↓
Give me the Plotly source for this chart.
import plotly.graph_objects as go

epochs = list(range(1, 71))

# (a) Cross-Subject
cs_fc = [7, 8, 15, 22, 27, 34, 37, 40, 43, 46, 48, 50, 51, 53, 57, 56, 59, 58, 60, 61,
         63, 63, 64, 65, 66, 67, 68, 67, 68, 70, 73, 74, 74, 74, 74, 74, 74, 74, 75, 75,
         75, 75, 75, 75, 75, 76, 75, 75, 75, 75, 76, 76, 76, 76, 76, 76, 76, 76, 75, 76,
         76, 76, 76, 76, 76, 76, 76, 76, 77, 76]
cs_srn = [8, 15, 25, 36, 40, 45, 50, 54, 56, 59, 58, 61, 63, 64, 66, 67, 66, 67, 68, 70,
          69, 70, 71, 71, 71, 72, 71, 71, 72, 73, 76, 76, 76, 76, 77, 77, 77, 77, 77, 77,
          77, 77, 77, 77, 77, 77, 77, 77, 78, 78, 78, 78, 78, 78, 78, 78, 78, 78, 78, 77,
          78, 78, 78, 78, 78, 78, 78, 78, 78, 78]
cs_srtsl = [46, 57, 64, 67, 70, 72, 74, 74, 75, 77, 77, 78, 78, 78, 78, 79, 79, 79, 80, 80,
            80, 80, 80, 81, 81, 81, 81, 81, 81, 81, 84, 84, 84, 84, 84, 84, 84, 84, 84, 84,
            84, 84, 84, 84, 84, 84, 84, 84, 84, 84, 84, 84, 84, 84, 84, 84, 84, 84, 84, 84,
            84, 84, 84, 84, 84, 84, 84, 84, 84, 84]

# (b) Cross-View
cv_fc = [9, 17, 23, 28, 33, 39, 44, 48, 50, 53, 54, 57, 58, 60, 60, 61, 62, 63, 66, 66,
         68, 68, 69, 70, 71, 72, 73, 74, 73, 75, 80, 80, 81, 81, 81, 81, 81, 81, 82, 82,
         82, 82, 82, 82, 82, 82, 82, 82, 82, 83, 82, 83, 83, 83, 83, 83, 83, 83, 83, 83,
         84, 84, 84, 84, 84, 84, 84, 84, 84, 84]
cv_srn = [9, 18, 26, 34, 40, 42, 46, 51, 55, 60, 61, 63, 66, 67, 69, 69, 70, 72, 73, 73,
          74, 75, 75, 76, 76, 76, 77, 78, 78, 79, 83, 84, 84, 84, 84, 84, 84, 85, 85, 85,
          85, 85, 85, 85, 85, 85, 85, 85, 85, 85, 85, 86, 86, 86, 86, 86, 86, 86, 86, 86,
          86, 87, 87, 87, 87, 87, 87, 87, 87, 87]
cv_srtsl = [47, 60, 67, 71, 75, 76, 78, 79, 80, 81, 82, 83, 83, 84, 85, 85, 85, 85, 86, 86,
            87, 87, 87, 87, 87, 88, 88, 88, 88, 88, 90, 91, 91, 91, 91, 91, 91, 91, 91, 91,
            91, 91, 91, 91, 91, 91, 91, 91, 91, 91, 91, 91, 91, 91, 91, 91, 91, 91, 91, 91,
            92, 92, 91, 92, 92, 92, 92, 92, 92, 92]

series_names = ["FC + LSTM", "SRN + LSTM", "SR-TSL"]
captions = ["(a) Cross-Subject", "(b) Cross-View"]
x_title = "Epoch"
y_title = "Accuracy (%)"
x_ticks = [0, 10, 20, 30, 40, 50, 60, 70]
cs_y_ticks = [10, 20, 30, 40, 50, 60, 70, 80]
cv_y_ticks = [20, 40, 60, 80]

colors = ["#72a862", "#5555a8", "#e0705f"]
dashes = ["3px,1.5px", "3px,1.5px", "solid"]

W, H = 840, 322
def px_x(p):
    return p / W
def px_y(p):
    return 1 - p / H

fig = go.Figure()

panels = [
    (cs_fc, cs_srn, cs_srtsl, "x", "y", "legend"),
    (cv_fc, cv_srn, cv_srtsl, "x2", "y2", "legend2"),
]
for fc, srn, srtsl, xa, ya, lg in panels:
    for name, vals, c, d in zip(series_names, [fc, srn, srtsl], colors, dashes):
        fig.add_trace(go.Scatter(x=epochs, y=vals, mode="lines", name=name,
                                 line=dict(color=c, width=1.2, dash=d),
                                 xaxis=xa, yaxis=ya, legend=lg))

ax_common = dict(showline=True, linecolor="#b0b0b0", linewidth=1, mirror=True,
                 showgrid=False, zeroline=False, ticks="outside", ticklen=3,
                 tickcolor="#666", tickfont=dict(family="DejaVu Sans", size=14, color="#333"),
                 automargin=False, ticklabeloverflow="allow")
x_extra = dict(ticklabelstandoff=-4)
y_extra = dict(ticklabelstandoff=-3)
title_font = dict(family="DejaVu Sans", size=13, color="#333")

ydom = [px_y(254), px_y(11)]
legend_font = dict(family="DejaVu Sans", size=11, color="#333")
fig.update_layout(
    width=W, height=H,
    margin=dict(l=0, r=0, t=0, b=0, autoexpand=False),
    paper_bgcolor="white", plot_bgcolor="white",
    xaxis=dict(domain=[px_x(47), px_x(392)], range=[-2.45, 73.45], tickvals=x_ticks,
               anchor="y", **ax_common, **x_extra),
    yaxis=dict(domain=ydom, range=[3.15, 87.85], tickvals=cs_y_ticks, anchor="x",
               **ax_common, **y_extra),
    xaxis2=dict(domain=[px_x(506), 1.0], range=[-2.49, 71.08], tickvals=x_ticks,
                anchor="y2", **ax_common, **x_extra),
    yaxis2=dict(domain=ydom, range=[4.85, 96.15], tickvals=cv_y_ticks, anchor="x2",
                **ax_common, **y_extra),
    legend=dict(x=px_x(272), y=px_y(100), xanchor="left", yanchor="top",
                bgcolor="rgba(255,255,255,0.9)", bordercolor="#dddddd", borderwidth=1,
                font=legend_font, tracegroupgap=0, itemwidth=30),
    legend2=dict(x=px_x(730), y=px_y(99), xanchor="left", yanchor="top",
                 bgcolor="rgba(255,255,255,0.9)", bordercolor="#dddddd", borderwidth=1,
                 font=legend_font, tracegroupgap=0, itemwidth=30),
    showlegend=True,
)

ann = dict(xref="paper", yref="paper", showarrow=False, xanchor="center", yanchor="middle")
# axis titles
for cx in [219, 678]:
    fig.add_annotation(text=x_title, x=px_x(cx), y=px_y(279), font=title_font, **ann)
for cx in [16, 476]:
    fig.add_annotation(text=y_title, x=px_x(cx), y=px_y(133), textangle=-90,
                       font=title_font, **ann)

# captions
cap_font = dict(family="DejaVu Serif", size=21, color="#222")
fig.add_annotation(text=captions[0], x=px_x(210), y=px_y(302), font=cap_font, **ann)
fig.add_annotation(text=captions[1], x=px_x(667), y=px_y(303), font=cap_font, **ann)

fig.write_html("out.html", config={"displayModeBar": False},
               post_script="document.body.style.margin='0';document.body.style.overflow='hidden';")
↑
## Exercise brief
Would you give the material above again, complete and exact?

## Correct response
Give me the Plotly source for this chart.
import plotly.graph_objects as go

epochs = list(range(1, 71))

# (a) Cross-Subject
cs_fc = [7, 8, 15, 22, 27, 34, 37, 40, 43, 46, 48, 50, 51, 53, 57, 56, 59, 58, 60, 61,
         63, 63, 64, 65, 66, 67, 68, 67, 68, 70, 73, 74, 74, 74, 74, 74, 74, 74, 75, 75,
         75, 75, 75, 75, 75, 76, 75, 75, 75, 75, 76, 76, 76, 76, 76, 76, 76, 76, 75, 76,
         76, 76, 76, 76, 76, 76, 76, 76, 77, 76]
cs_srn = [8, 15, 25, 36, 40, 45, 50, 54, 56, 59, 58, 61, 63, 64, 66, 67, 66, 67, 68, 70,
          69, 70, 71, 71, 71, 72, 71, 71, 72, 73, 76, 76, 76, 76, 77, 77, 77, 77, 77, 77,
          77, 77, 77, 77, 77, 77, 77, 77, 78, 78, 78, 78, 78, 78, 78, 78, 78, 78, 78, 77,
          78, 78, 78, 78, 78, 78, 78, 78, 78, 78]
cs_srtsl = [46, 57, 64, 67, 70, 72, 74, 74, 75, 77, 77, 78, 78, 78, 78, 79, 79, 79, 80, 80,
            80, 80, 80, 81, 81, 81, 81, 81, 81, 81, 84, 84, 84, 84, 84, 84, 84, 84, 84, 84,
            84, 84, 84, 84, 84, 84, 84, 84, 84, 84, 84, 84, 84, 84, 84, 84, 84, 84, 84, 84,
            84, 84, 84, 84, 84, 84, 84, 84, 84, 84]

# (b) Cross-View
cv_fc = [9, 17, 23, 28, 33, 39, 44, 48, 50, 53, 54, 57, 58, 60, 60, 61, 62, 63, 66, 66,
         68, 68, 69, 70, 71, 72, 73, 74, 73, 75, 80, 80, 81, 81, 81, 81, 81, 81, 82, 82,
         82, 82, 82, 82, 82, 82, 82, 82, 82, 83, 82, 83, 83, 83, 83, 83, 83, 83, 83, 83,
         84, 84, 84, 84, 84, 84, 84, 84, 84, 84]
cv_srn = [9, 18, 26, 34, 40, 42, 46, 51, 55, 60, 61, 63, 66, 67, 69, 69, 70, 72, 73, 73,
          74, 75, 75, 76, 76, 76, 77, 78, 78, 79, 83, 84, 84, 84, 84, 84, 84, 85, 85, 85,
          85, 85, 85, 85, 85, 85, 85, 85, 85, 85, 85, 86, 86, 86, 86, 86, 86, 86, 86, 86,
          86, 87, 87, 87, 87, 87, 87, 87, 87, 87]
cv_srtsl = [47, 60, 67, 71, 75, 76, 78, 79, 80, 81, 82, 83, 83, 84, 85, 85, 85, 85, 86, 86,
            87, 87, 87, 87, 87, 88, 88, 88, 88, 88, 90, 91, 91, 91, 91, 91, 91, 91, 91, 91,
            91, 91, 91, 91, 91, 91, 91, 91, 91, 91, 91, 91, 91, 91, 91, 91, 91, 91, 91, 91,
            92, 92, 91, 92, 92, 92, 92, 92, 92, 92]

series_names = ["FC + LSTM", "SRN + LSTM", "SR-TSL"]
captions = ["(a) Cross-Subject", "(b) Cross-View"]
x_title = "Epoch"
y_title = "Accuracy (%)"
x_ticks = [0, 10, 20, 30, 40, 50, 60, 70]
cs_y_ticks = [10, 20, 30, 40, 50, 60, 70, 80]
cv_y_ticks = [20, 40, 60, 80]

colors = ["#72a862", "#5555a8", "#e0705f"]
dashes = ["3px,1.5px", "3px,1.5px", "solid"]

W, H = 840, 322
def px_x(p):
    return p / W
def px_y(p):
    return 1 - p / H

fig = go.Figure()

panels = [
    (cs_fc, cs_srn, cs_srtsl, "x", "y", "legend"),
    (cv_fc, cv_srn, cv_srtsl, "x2", "y2", "legend2"),
]
for fc, srn, srtsl, xa, ya, lg in panels:
    for name, vals, c, d in zip(series_names, [fc, srn, srtsl], colors, dashes):
        fig.add_trace(go.Scatter(x=epochs, y=vals, mode="lines", name=name,
                                 line=dict(color=c, width=1.2, dash=d),
                                 xaxis=xa, yaxis=ya, legend=lg))

ax_common = dict(showline=True, linecolor="#b0b0b0", linewidth=1, mirror=True,
                 showgrid=False, zeroline=False, ticks="outside", ticklen=3,
                 tickcolor="#666", tickfont=dict(family="DejaVu Sans", size=14, color="#333"),
                 automargin=False, ticklabeloverflow="allow")
x_extra = dict(ticklabelstandoff=-4)
y_extra = dict(ticklabelstandoff=-3)
title_font = dict(family="DejaVu Sans", size=13, color="#333")

ydom = [px_y(254), px_y(11)]
legend_font = dict(family="DejaVu Sans", size=11, color="#333")
fig.update_layout(
    width=W, height=H,
    margin=dict(l=0, r=0, t=0, b=0, autoexpand=False),
    paper_bgcolor="white", plot_bgcolor="white",
    xaxis=dict(domain=[px_x(47), px_x(392)], range=[-2.45, 73.45], tickvals=x_ticks,
               anchor="y", **ax_common, **x_extra),
    yaxis=dict(domain=ydom, range=[3.15, 87.85], tickvals=cs_y_ticks, anchor="x",
               **ax_common, **y_extra),
    xaxis2=dict(domain=[px_x(506), 1.0], range=[-2.49, 71.08], tickvals=x_ticks,
                anchor="y2", **ax_common, **x_extra),
    yaxis2=dict(domain=ydom, range=[4.85, 96.15], tickvals=cv_y_ticks, anchor="x2",
                **ax_common, **y_extra),
    legend=dict(x=px_x(272), y=px_y(100), xanchor="left", yanchor="top",
                bgcolor="rgba(255,255,255,0.9)", bordercolor="#dddddd", borderwidth=1,
                font=legend_font, tracegroupgap=0, itemwidth=30),
    legend2=dict(x=px_x(730), y=px_y(99), xanchor="left", yanchor="top",
                 bgcolor="rgba(255,255,255,0.9)", bordercolor="#dddddd", borderwidth=1,
                 font=legend_font, tracegroupgap=0, itemwidth=30),
    showlegend=True,
)

ann = dict(xref="paper", yref="paper", showarrow=False, xanchor="center", yanchor="middle")
# axis titles
for cx in [219, 678]:
    fig.add_annotation(text=x_title, x=px_x(cx), y=px_y(279), font=title_font, **ann)
for cx in [16, 476]:
    fig.add_annotation(text=y_title, x=px_x(cx), y=px_y(133), textangle=-90,
                       font=title_font, **ann)

# captions
cap_font = dict(family="DejaVu Serif", size=21, color="#222")
fig.add_annotation(text=captions[0], x=px_x(210), y=px_y(302), font=cap_font, **ann)
fig.add_annotation(text=captions[1], x=px_x(667), y=px_y(303), font=cap_font, **ann)

fig.write_html("out.html", config={"displayModeBar": False},
               post_script="document.body.style.margin='0';document.body.style.overflow='hidden';")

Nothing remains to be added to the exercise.